Dan kesalahan paling mendasar dalam sistem ini adalah memberikan hak membuat aturan pada manusia, suara para anggota dewan seolah 'Firman Tuhan" yang wajib dilaksanakan. Ayat konstitusi telah diserupakan ayat suci, padahal kualitas yang membuat ayat konstitusi sudah jamak diketahui keburukannya.
Realitas buruk wakil rakyat dalam sistem demokrasi tidak terjadi di sistem Islam yakni Khilafah Islamiyah. Wakil rakyat dikenal dengan istilah "Majelis Umat, sedangkan wakil rakyat di daerah disebut "Majelis Wilayah".
Tugas Majelis Umat adalah melakukan muhasabah terhadap penguasa.

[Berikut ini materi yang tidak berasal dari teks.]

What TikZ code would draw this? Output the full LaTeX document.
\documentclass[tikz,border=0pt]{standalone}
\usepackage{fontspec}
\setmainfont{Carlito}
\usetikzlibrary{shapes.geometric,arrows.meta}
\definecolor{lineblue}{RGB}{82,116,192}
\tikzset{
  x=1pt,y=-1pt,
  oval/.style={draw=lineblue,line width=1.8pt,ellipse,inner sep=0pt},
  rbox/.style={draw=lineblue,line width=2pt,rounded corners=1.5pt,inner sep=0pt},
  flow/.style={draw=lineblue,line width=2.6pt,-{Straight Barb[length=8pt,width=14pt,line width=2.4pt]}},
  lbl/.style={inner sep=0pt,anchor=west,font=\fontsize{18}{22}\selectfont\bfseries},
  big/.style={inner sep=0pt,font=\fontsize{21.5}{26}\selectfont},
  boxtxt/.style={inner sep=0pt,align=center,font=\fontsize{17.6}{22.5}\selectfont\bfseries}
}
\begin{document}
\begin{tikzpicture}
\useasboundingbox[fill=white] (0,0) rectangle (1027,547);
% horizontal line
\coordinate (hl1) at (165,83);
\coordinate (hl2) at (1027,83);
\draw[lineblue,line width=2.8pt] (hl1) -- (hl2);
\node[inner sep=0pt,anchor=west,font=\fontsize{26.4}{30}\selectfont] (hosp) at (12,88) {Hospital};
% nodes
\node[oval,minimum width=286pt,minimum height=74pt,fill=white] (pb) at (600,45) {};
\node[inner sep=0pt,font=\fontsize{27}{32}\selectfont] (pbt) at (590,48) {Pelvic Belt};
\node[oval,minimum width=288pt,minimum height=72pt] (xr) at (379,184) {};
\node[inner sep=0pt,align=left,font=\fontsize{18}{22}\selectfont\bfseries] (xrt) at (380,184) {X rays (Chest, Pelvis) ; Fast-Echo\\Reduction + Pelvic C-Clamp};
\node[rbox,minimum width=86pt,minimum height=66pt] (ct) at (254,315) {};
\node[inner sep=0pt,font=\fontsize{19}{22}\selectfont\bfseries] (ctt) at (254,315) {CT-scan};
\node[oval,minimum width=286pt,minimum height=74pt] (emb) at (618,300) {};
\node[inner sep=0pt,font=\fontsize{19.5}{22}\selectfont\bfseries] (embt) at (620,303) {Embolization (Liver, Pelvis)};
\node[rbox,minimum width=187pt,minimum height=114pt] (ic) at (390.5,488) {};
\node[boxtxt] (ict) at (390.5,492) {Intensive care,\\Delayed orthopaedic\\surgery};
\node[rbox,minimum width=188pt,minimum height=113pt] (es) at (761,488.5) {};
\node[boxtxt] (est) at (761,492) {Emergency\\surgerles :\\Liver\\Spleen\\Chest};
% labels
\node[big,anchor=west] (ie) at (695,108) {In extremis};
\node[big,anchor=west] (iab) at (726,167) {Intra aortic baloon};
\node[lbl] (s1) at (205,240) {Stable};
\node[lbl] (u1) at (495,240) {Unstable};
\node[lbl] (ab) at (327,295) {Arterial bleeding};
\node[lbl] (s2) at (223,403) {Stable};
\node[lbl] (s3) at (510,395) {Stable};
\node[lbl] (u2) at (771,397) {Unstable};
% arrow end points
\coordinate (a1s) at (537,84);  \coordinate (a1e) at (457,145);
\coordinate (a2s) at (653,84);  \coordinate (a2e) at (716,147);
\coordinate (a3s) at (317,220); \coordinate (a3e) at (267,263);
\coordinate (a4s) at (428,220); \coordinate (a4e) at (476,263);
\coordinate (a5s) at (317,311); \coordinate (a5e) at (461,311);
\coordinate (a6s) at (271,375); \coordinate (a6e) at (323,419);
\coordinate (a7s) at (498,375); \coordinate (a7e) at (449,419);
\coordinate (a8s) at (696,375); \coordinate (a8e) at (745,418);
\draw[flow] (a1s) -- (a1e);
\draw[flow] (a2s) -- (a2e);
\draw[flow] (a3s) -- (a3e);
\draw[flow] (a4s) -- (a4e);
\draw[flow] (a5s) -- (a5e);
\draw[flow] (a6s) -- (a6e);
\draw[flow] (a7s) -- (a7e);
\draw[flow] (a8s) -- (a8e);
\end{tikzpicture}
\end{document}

Dalam keseharianya Majelis umat selalu hidup dengan rakyat sehingga tahu betul praktik pemerintahan yang dirasakan rakyat. Ketika terjadi kezaliman kepada rakyat, Majelis Umat akan memuhasabahi penguasa, ketika kezaliman berlanjut maka akan ditangani oleh Mahkamah Mazhalim yang memiliki wewenang untuk mengadili penguasa atas kezaliman yang terjadi, juga memberikan sanksi jika kesalahannya terbukti.
Bahkan praktik muhasabah dalam sistem Islam telah dicontohkan Rasulullah Saw, ketika penduduk Yaman melaporkan bacaan yang dibaca Muadz bin Jabal radhiyallaahu anhu yang terlalu panjang ketika menjadi imam salat.

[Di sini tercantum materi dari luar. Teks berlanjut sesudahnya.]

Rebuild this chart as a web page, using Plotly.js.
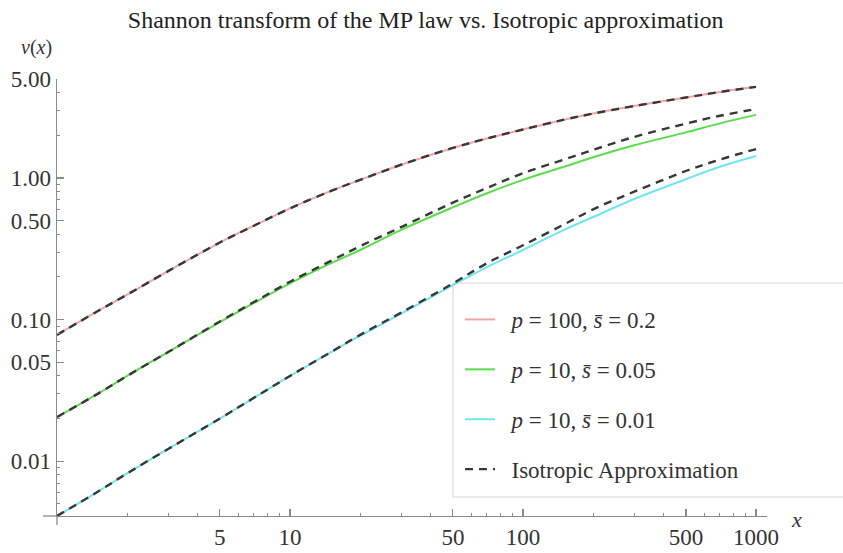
<!DOCTYPE html>
<html><head><meta charset="utf-8">
<script src="https://cdn.plot.ly/plotly-3.0.1.min.js"></script>
<style>html,body{margin:0;padding:0;background:#fff}</style>
</head><body><div id="chart" style="width:843px;height:553px"></div>
<script>
const xValues = [1,1.5,2,3,5,7,10,15,20,30,50,70,100,150,200,300,500,700,1000];
const redMP   = [0.078,0.115,0.15,0.22,0.35,0.46,0.61,0.81,0.97,1.24,1.63,1.9,2.2,2.58,2.85,3.22,3.7,4.05,4.4];
const redIso  = [0.078,0.115,0.15,0.22,0.35,0.46,0.61,0.81,0.97,1.24,1.63,1.9,2.2,2.58,2.85,3.22,3.7,4.05,4.4];
const greenMP = [0.0205,0.030,0.040,0.059,0.096,0.131,0.18,0.25,0.31,0.43,0.62,0.78,0.97,1.2,1.4,1.7,2.1,2.43,2.79];
const greenIso= [0.0205,0.030,0.040,0.059,0.097,0.133,0.185,0.26,0.33,0.45,0.67,0.85,1.08,1.35,1.58,1.95,2.42,2.75,3.07];
const cyanMP  = [0.0041,0.0061,0.0082,0.0122,0.020,0.028,0.040,0.059,0.077,0.11,0.175,0.235,0.31,0.43,0.53,0.71,0.98,1.2,1.43];
const cyanIso = [0.0041,0.0061,0.0082,0.0122,0.020,0.028,0.040,0.059,0.078,0.112,0.18,0.25,0.335,0.47,0.6,0.8,1.12,1.35,1.6];
const pad = '\u00a0\u00a0';
const seriesNames = [pad+'<i>p</i> = 100, <i>s̄</i> = 0.2',pad+'<i>p</i> = 10, <i>s̄</i> = 0.05',pad+'<i>p</i> = 10, <i>s̄</i> = 0.01',pad+'Isotropic Approximation'];
const xTickVals = [5,10,50,100,500,1000];
const xTickText = ['5','10','50','100','500','1000'];
const xMinor = [2,3,4,6,7,8,9,20,30,40,60,70,80,90,200,300,400,600,700,800,900];
const yTickVals = [0.01,0.05,0.1,0.5,1,5];
const yTickText = ['0.01','0.05','0.10','0.50','1.00','5.00'];
const yMinor = [0.005,0.006,0.007,0.008,0.009,0.02,0.03,0.04,0.06,0.07,0.08,0.09,0.2,0.3,0.4,0.6,0.7,0.8,0.9,2,3,4];

const serif = 'Liberation Serif, Times New Roman, serif';
const axisCol = '#8a8a8a';
const dashCol = '#383838';
const dashPat = '8px,6px';

const traces = [
  {x:xValues,y:redMP,name:seriesNames[0],legendgroup:'a',line:{color:'#f2a3a8',width:2}},
  {x:xValues,y:greenMP,name:seriesNames[1],legendgroup:'b',line:{color:'#5bdc4a',width:2}},
  {x:xValues,y:cyanMP,name:seriesNames[2],legendgroup:'c',line:{color:'#6fe6ef',width:2}},
  {x:xValues,y:redIso,name:seriesNames[3],legendgroup:'d',line:{color:dashCol,width:2.4,dash:dashPat}},
  {x:xValues,y:greenIso,name:seriesNames[3],legendgroup:'d',showlegend:false,line:{color:dashCol,width:2.4,dash:dashPat}},
  {x:xValues,y:cyanIso,name:seriesNames[3],legendgroup:'d',showlegend:false,line:{color:dashCol,width:2.4,dash:dashPat}}
].map(t=>{t.type='scatter';t.mode='lines';t.line.shape='spline';return t;});

const pw = 710, ph = 437;
const layout = {
  width:843, height:553,
  margin:{l:57,r:76,t:79,b:37},
  paper_bgcolor:'#fff', plot_bgcolor:'#fff',
  font:{family:serif,size:22,color:'#333'},
  title:{text:'Shannon transform of the MP law vs. Isotropic approximation',font:{family:serif,size:24,color:'#222'},x:0.505,xref:'container',xanchor:'center',y:0.965,yref:'container',yanchor:'middle'},
  xaxis:{type:'log',range:[0,3.047],showgrid:false,zeroline:false,showline:true,linecolor:axisCol,linewidth:1.3,
    ticks:'inside',ticklen:7,tickwidth:1.2,tickcolor:axisCol,tickmode:'array',tickvals:xTickVals,ticktext:xTickText,
    tickfont:{family:serif,size:23,color:'#333'},
    minor:{tickmode:'array',tickvals:xMinor,ticks:'inside',ticklen:3,tickwidth:1,tickcolor:axisCol,showgrid:false}},
  yaxis:{type:'log',range:[Math.log10(0.0041),Math.log10(5)],showgrid:false,zeroline:false,showline:true,linecolor:axisCol,linewidth:1.3,
    ticks:'inside',ticklen:7,tickwidth:1.2,tickcolor:axisCol,tickmode:'array',tickvals:yTickVals,ticktext:yTickText,
    tickfont:{family:serif,size:23,color:'#333'},
    minor:{tickmode:'array',tickvals:yMinor,ticks:'inside',ticklen:3,tickwidth:1,tickcolor:axisCol,showgrid:false}},
  showlegend:true,
  legend:{x:(460-57)/pw,y:(516-298)/ph,xanchor:'left',yanchor:'top',bgcolor:'rgba(255,255,255,0)',borderwidth:0,
    font:{family:serif,size:23,color:'#333'},tracegroupgap:17,itemwidth:30},
  shapes:[
    {type:'rect',xref:'paper',yref:'paper',x0:(453-57)/pw,x1:(845-57)/pw,y0:(516-497)/ph,y1:(516-283)/ph,line:{color:'#d4d4d4',width:1},fillcolor:'rgba(255,255,255,0)',layer:'below'},
    {type:'line',xref:'paper',yref:'paper',x0:(43-57)/pw,x1:0,y0:0,y1:0,line:{color:axisCol,width:1.3}},
    {type:'line',xref:'paper',yref:'paper',x0:0,x1:0,y0:0,y1:-9/ph,line:{color:axisCol,width:1.3}}
  ],
  annotations:[
    {xref:'paper',yref:'paper',x:(36-57)/pw,y:(516-48)/ph,text:'<i>ν</i>(<i>x</i>)',showarrow:false,xanchor:'center',yanchor:'middle',font:{family:serif,size:20,color:'#333'}},
    {xref:'paper',yref:'paper',x:(796-57)/pw,y:(516-519)/ph,text:'<i>x</i>',showarrow:false,xanchor:'center',yanchor:'middle',font:{family:serif,size:22,color:'#333'}}
  ]
};
Plotly.newPlot('chart',traces,layout,{displayModeBar:false,staticPlot:true});
</script></body></html>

Nabi Saw segera menegur beliau. Imam Bukhari dan Muslim telah meriwayatkan dari Abu Ma's'ud al-Anshari mengatakakan 'Saya hampir tidak pernah mengikuti salat (berjamaan) karena panjangnya (bacaan) fulan yang menjadi imam kami," Lalu saya tidak melihat Nabi Saw dalam memberikan nasihat dengan sangat marah melebihi hari itu.
Beliau lalu bersabda : "Wahai manusia, kalian harus bergegas (bersama untuk salat) siapa yang menjadi imam salat, hendaknya memperpendek. Sebab di situ juga ada yang sakit, lemah, dan orang yang mempunyai hajat."
Selain melakukan muhasabah, Majelis Umat juga memiliki tugas syura, yaitu memberikan masukan kepada penguasa. Para anggota Majelis Umat adalah orang yang memang benar-benar merupakan rapresentasi rakyat dimana masukan mereka akan mencerminkan suara rakyat. Namun masukan anggota Majelis Umat ini tidak bersifat mengikat, karena Majelis Umat bukan penguasa sehingga tidak memiliki wewenang anggaran, mereka bukan pula pegawai negara yang harus digaji. Posisi sebagai anggota Majelis Umat tidak akan bisa dimanfaatkan untuk bagi-bagi proyek, memainkan anggaran, mendapatkan privilese, dan aneka tindakan ilegal lainnya.
Dalam menjalankan tugasnya, Majelis Umat memiliki acuan yang sama dengan penguasa Khilafah yaitu menjalankan syariat Islam sehingga terjadi harmoni antara penguasa dan wakil rakyat yang tidak lain adalah bersama menegakkan hukum Islam dan mewujudkan kemaslahatan bagi umat.
Sungguh jauh berbeda profil wakil rakyat dalam sistem demokrasi dengan wakil rakyat dalam sistem Khilafah. Parlemen menegakkan hukum kufur, sedangkan Majelis Umat menegakkan sistem Ilahi yang kedaulatan hukum hanya diletakan di tangan syariat Islam bukan di tangan Khalifah maupun Majelis Umat.
Syariat Islam sendiri memiliki serangkaian hukum yang mampu memberi solusi tuntas atas problematika hidup manusia. Maka, jiika menginginkan kebaikan dan keberkahan hidup, wujudkan sistem Ilahi bukan sistem kufur buatan manusia.